Faith bids you seek help from God as to the success of your daily calling. Know ye not what David says, "Except the Lord build the house, they labour in vain that build it. It is vain for you to rise up early, to sit up late, to eat the bread of sorrows: for so he giveth his beloved sleep."

You may expect success if you thus seek it: and peradventure some of you would have prospered more if you had more believingly sought the Lord. I say "peradventure," because God does not always prosper even his own people in outward things, since it is sometimes better for their souls that they should be in adversity, and then the highest prosperity is a want of prosperity. Faith quiets the heart in this matter by enabling us to leave results in the hand of God.
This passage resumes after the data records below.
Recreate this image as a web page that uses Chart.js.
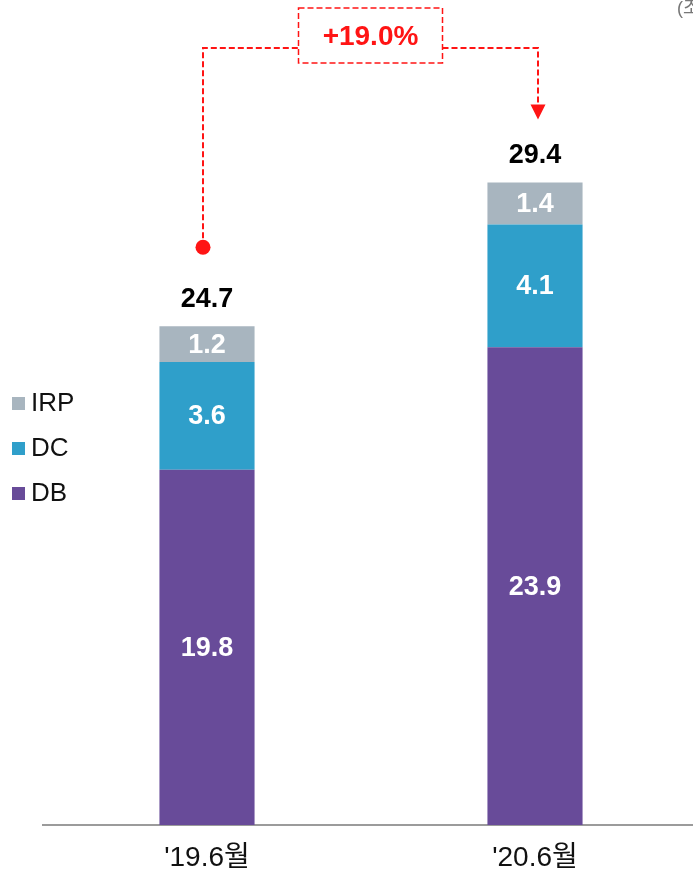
<!DOCTYPE html>
<html lang="ko">
<head>
<meta charset="utf-8">
<script src="https://cdn.jsdelivr.net/npm/chart.js@4/dist/chart.umd.min.js"></script>
<style>
  html, body { margin:0; padding:0; background:#fff; overflow:hidden; }
  #wrap { position:relative; width:693px; height:876px; overflow:hidden; }
</style>
</head>
<body>
<div id="wrap"><canvas id="pensionChart" width="699" height="876"></canvas></div>
<script>
// Retirement pension reserves by type (조원)
const PERIODS = ["'19.6월", "'20.6월"];
const DB_VALUES  = [19.8, 23.9];
const DC_VALUES  = [3.6, 4.1];
const IRP_VALUES = [1.2, 1.4];
const TOTALS     = [24.7, 29.4];
const GROWTH_LABEL = '+19.0%';
const UNIT_LABEL = '(조원)';

const COLORS = { DB:'#684b99', DC:'#2f9fca', IRP:'#a8b5bf' };
const FONT = "'Liberation Sans', Arial, 'Noto Sans CJK KR', sans-serif";

// ============================================================
// Plugin: segment values, totals, legend, growth callout
const overlayPlugin = {
  id: 'overlay',
  afterDatasetsDraw(chart) {
    const ctx = chart.ctx;
    const area = chart.chartArea;

    // values inside each stacked segment (centred on the visible part)
    ctx.save();
    ctx.font = 'bold 27px ' + FONT;
    ctx.fillStyle = '#fff';
    ctx.textAlign = 'center';
    ctx.textBaseline = 'middle';
    chart.data.datasets.forEach((ds, di) => {
      chart.getDatasetMeta(di).data.forEach((bar, i) => {
        const top = Math.max(bar.y, area.top);
        const bottom = Math.min(bar.base, area.bottom);
        ctx.fillText(ds.data[i].toFixed(1), bar.x, (top + bottom) / 2 + 1);
      });
    });

    // totals above the stacks
    const topMeta = chart.getDatasetMeta(chart.data.datasets.length - 1);
    ctx.fillStyle = '#000';
    topMeta.data.forEach((bar, i) => {
      ctx.fillText(TOTALS[i].toFixed(1), bar.x, bar.y - 27);
    });
    ctx.restore();

    // legend on the left, IRP first
    ctx.save();
    ctx.font = '26px ' + FONT;
    ctx.textBaseline = 'middle';
    const order = [2, 1, 0];
    order.forEach((di, row) => {
      const ds = chart.data.datasets[di];
      const y = 403 + row * 45;
      ctx.fillStyle = ds.backgroundColor;
      ctx.fillRect(12, y - 6, 13, 13);
      ctx.fillStyle = '#111';
      ctx.fillText(ds.label, 31, y + 1);
    });
    ctx.restore();

    // unit note, cut by the right edge
    ctx.save();
    ctx.font = '18px ' + FONT;
    ctx.fillStyle = '#777';
    ctx.textBaseline = 'top';
    ctx.fillText(UNIT_LABEL, 677, 0);
    ctx.restore();

    // growth callout: dashed red connector from first total to second
    const b1 = topMeta.data[0];
    const b2 = topMeta.data[1];
    const x1 = b1.x - 4, y1 = b1.y - 79;
    const x2 = b2.x + 3, y2 = b2.y - 63;
    const lineY = 48;
    const boxW = 144, boxH = 55, boxTop = 8;
    const boxX = (x1 + x2) / 2 - boxW / 2;
    const red = '#ff1414';

    ctx.save();
    ctx.strokeStyle = red;
    ctx.fillStyle = red;
    ctx.lineWidth = 2;
    ctx.setLineDash([6, 3]);
    ctx.beginPath();
    ctx.moveTo(x1, y1);
    ctx.lineTo(x1, lineY);
    ctx.lineTo(boxX, lineY);
    ctx.moveTo(boxX + boxW, lineY);
    ctx.lineTo(x2, lineY);
    ctx.lineTo(x2, y2 - 14);
    ctx.stroke();
    ctx.lineWidth = 1.5;
    ctx.strokeRect(boxX, boxTop, boxW, boxH);
    ctx.setLineDash([]);

    // start dot and arrow head
    ctx.beginPath();
    ctx.arc(x1, y1, 7.5, 0, Math.PI * 2);
    ctx.fill();
    ctx.beginPath();
    ctx.moveTo(x2 - 7.5, y2 - 15);
    ctx.lineTo(x2 + 7.5, y2 - 15);
    ctx.lineTo(x2, y2);
    ctx.closePath();
    ctx.fill();

    ctx.font = 'bold 28px ' + FONT;
    ctx.textAlign = 'center';
    ctx.textBaseline = 'middle';
    ctx.fillText(GROWTH_LABEL, boxX + boxW / 2, boxTop + boxH / 2 + 2);
    ctx.restore();
  }
};

const barStyle = { barPercentage:0.29, categoryPercentage:1, clip:0, borderWidth:0 };

new Chart(document.getElementById('pensionChart'), {
  type: 'bar',
  data: {
    labels: PERIODS,
    datasets: [
      { label:'DB',  data:DB_VALUES,  backgroundColor:COLORS.DB,  ...barStyle },
      { label:'DC',  data:DC_VALUES,  backgroundColor:COLORS.DC,  ...barStyle },
      { label:'IRP', data:IRP_VALUES, backgroundColor:COLORS.IRP, ...barStyle },
    ]
  },
  options: {
    responsive: false,
    animation: false,
    events: [],
    layout: { padding: { top:15, left:43, right:0, bottom:0 } },
    plugins: { legend:{ display:false }, tooltip:{ enabled:false } },
    scales: {
      x: {
        stacked: true,
        grid: { display:false, drawTicks:false },
        border: { display:true, color:'#9b9b9b', width:2 },
        ticks: { color:'#111', padding:16, font:{ family:FONT, size:28 } },
        afterFit: s => { s.height = 51; }
      },
      y: {
        stacked: true,
        display: false,
        min: 7.93,
        max: 35
      }
    }
  },
  plugins: [overlayPlugin]
});
</script>
</body>
</html>
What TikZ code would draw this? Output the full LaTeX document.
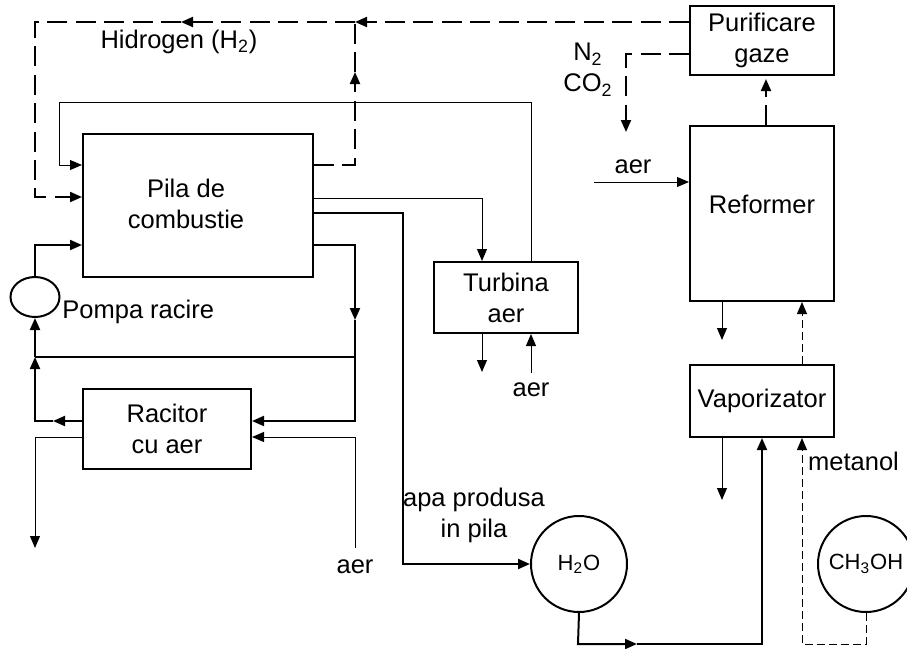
\documentclass[tikz,border=0pt]{standalone}
\usepackage{fontspec}
\setmainfont{Liberation Sans}
\usetikzlibrary{arrows.meta,shapes.geometric}
\begin{document}
\begin{tikzpicture}[x=0.5pt,y=-0.5pt,
  every node/.style={font=\fontsize{12.75}{15.5}\selectfont},
  thk/.style={line width=1pt},
  thn/.style={line width=0.5pt},
  box/.style={draw,thk,rectangle,inner sep=0pt,align=center},
  arr/.style={-{Triangle[length=6pt,width=5pt]}},
  dsh/.style={dash pattern=on 10pt off 4.2pt},
  dshs/.style={dash pattern=on 4pt off 2pt},
  lbl/.style={inner sep=0pt},
  tank/.style={draw,thk,circle,minimum size=48pt,inner sep=0pt,font=\fontsize{11}{13}\selectfont}
]
\useasboundingbox (0,0) rectangle (907,649);

% boxes
\node[box,minimum width=115pt,minimum height=71.5pt] (pila) at (198,205.5) {};
\node[lbl,align=center] (pilat) at (186,204) {Pila de\\combustie};
\node[box,minimum width=84pt,minimum height=40pt] (rac) at (167,429) {Racitor\\cu aer};
\node[box,minimum width=72pt,minimum height=35.5pt] (turb) at (506,297.5) {Turbina\\aer};
\node[box,minimum width=72pt,minimum height=34.5pt] (pur) at (762,40.5) {Purificare\\gaze};
\node[box,minimum width=72pt,minimum height=87.5pt] (ref) at (762,213.5) {};
\node[lbl] (reft) at (762,204) {Reformer};
\node[box,minimum width=72pt,minimum height=36pt] (vap) at (762,401) {Vaporizator};
\node[draw,thk,ellipse,minimum width=24.5pt,minimum height=20pt,inner sep=0pt] (pump) at (35,297) {};
\node[tank] (h2o) at (579,564) {H\textsubscript{2}O};
\node[tank] (ch) at (866,564) {CH\textsubscript{3}OH};

% labels
\node[lbl,anchor=base] (hlab) at (179,48) {Hidrogen (H\textsubscript{2})};
\node[lbl,anchor=base west] (plab) at (62,318) {Pompa racire};
\node[lbl,anchor=base] (aer1) at (355,573) {aer};
\node[lbl,anchor=base] (aer2) at (531,396) {aer};
\node[lbl,anchor=base] (aer3) at (633,173) {aer};
\node[lbl,align=center,anchor=north] (apa) at (474,488) {apa produsa\\in pila};
\node[lbl,align=center,anchor=north] (gas) at (588,43) {N\textsubscript{2}\\CO\textsubscript{2}};
\node[lbl,anchor=base] (met) at (853.5,470) {metanol};

% coordinates
\coordinate (j1) at (355,22);
\coordinate (j2) at (181,22);
\coordinate (j3) at (355,72);
\coordinate (j4) at (355,320);
\coordinate (j5) at (355,357);
\coordinate (j6) at (35,357);
\coordinate (j7) at (53,421);
\coordinate (j8) at (637,644);

% hydrogen loop
\draw[thk,dsh,arr] (pur.west |- 0,22) -- (j1);
\draw[thk,dsh,arr] (j1) -- (j2);
\draw[thk,dsh,arr] (j2) -- (35,22) -- (35,197) -- (pila.west |- 0,197);
\draw[thk,dsh,arr] (pila.east |- 0,165) -- (355,165) -- (j3);
\draw[thk,dsh] (j3) -- (j1);

% air loop
\draw[thn,arr] (turb.north -| 531,0) -- (531,102) -- (59,102) -- (59,165) -- (pila.west |- 0,165);
\draw[thn,arr] (pila.east |- 0,198) -- (482,198) -- (turb.north -| 482,0);
\draw[thn,arr] (turb.south -| 482,0) -- (482,372);
\draw[thn,arr] (aer2.north |- 0,373) -- (turb.south -| 531,0);

% water
\draw[thk,arr] (pila.east |- 0,213) -- (403,213) -- (403,564) -- (h2o.west);
\draw[thk,arr] (h2o.south) -- (578,644) -- (j8);
\draw[thk,arr] (j8) -- (762,644) -- (vap.south);

% cooling
\draw[thk,arr] (pila.east |- 0,245) -- (355,245) -- (j4);
\draw[thk,arr] (j4) -- (355,421) -- (rac.east |- 0,421);
\draw[thk] (j5) -- (j6);
\draw[thk,arr] (pump.north) -- (35,245) -- (pila.west |- 0,245);
\draw[thk,arr] (j6) -- (pump.south);
\draw[thk,arr] (rac.west |- 0,421) -- (j7);
\draw[thk,arr] (j7) -- (35,421) -- (j6);
\draw[thn,arr] (rac.west |- 0,437) -- (35,437) -- (35,548);
\draw[thn,arr] (355,548) -- (355,437) -- (rac.east |- 0,437);

% reformer side
\draw[thn,arr] (594,182) -- (ref.west |- 0,182);
\draw[thk,dsh,arr] (pur.west |- 0,54) -- (626,54) -- (626,132);
\draw[thk,dsh,arr,shorten >=1.5pt] (ref.north -| 766,0) -- (pur.south -| 766,0);
\draw[thn,arr] (ref.south -| 722,0) -- (722,340);
\draw[thn,dshs,arr] (vap.north -| 802,0) -- (ref.south -| 802,0);
\draw[thn,arr] (vap.south -| 722,0) -- (722,500);
\draw[thn,dshs,arr] (ch.south) -- (866,644) -- (802,644) -- (vap.south -| 802,0);
\end{tikzpicture}
\end{document}
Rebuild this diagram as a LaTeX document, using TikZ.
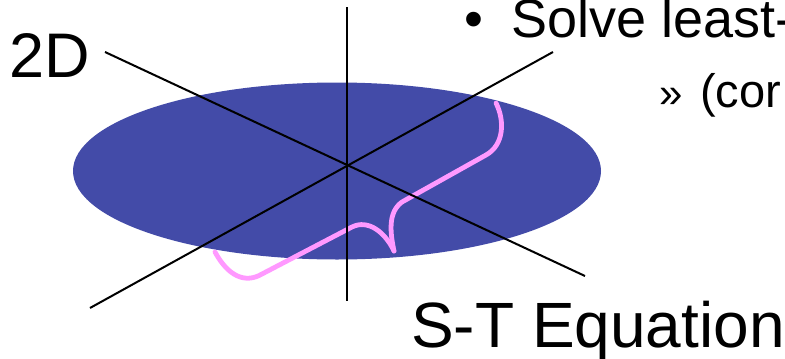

From Spurgeon's perspective, nothing is more important than seeking God's blessing on our behavior or conduct at work. He exhorts us to pay close attention to our conduct that we might walk in a manner worthy of the gospel.

For, O brethren, whether qualified or not for any particular offices of this life, our conduct is the most important matter. It is well to be clever, but it is essential to be pure. I would have you masters of your trades, but I am even more earnest that you should be honest, truthful, and holy. About this we may confidently go to God and ask him to lead us in a plain path, and to hold up our goings that we slip not, He can and will help us to behave ourselves wisely.

See how Joseph prospered in Egypt because the Lord was with him. He was placed in very difficult positions, on one occasion in a position of the most terrible danger, but he escaped by saying, "How can I do this great wickedness and sin against God?" A sense of God's presence preserved him then and at all other times...And so, dear friends, engaged in service or in business, you may go to your heavenly Father and ask him to guide you with his counsel, and you may rest assured that he will order all your way, so that your daily calling shall not hinder your heavenly calling, nor your conduct belie your profession.

Spurgeon also understood how the work environment and the relationships therein can influence a believer.

Faith acts also in reference to our surroundings. We are all very much influenced by those about us. God can raise us up friends who will be eminently helpful to us, and we may pray him to do so: he can put us into a circle of society in which we shall find much assistance in this life's affairs, and also in our progress towards heaven; and concerning this we know that "The steps of a good man are ordered of the Lord." Faith will keep you clear of evil company, and constrain you to seek the society of the excellent of this earth, and thus it will colour your whole life.

4 comments:

Anonymous said...

Andre, you wrote, "Instead of pursuing success in self reliance, he encourages us to seek God for success in our endeavors. Yet, he reminds us that external success isn't always God's will."

Good stuff. I blame Emerson for our American fixation on self-reliance. And I guess I should blame Benjamin Franklin too for Poor Richard's saying, "God helps those who help themselves."

I like what you say about external success. In bible class yesterday, the teacher said God's will is more about the identity he wants for us. So success then becomes a matter of our outward actions matching our true identity--which is Christ.

I have a similar response to Spurgeon when he says, "God will order all your way, so that your daily calling shall not hinder your heavenly calling"

For me success is when my daily calling and my heavenly calling are the same thing.

What do you think?

Anonymous said...

And I should have said this too. Great post, Andre. Anytime something provokes me to think, it means I like it a lot.

Every Square Inch said...

Mark

I think your comment about aligning heavenly calling and daily calling is right on! Whenever those are not essentially the same thing, there is a tension of priority and desire that can lead to an unhealthy delineation of work and spiritual life. It can take two forms -

Marginalizing daily work as unspiritual and of no lasting value.

or

Keeping the form of spirituality for "church life" but not for the "real world".

Neither are appealing options

L.L. Barkat said...

I often try to remember the verse, "in all your ways acknowledge God, and lean not on your own understanding." When I actually remember it, this is good. Very good.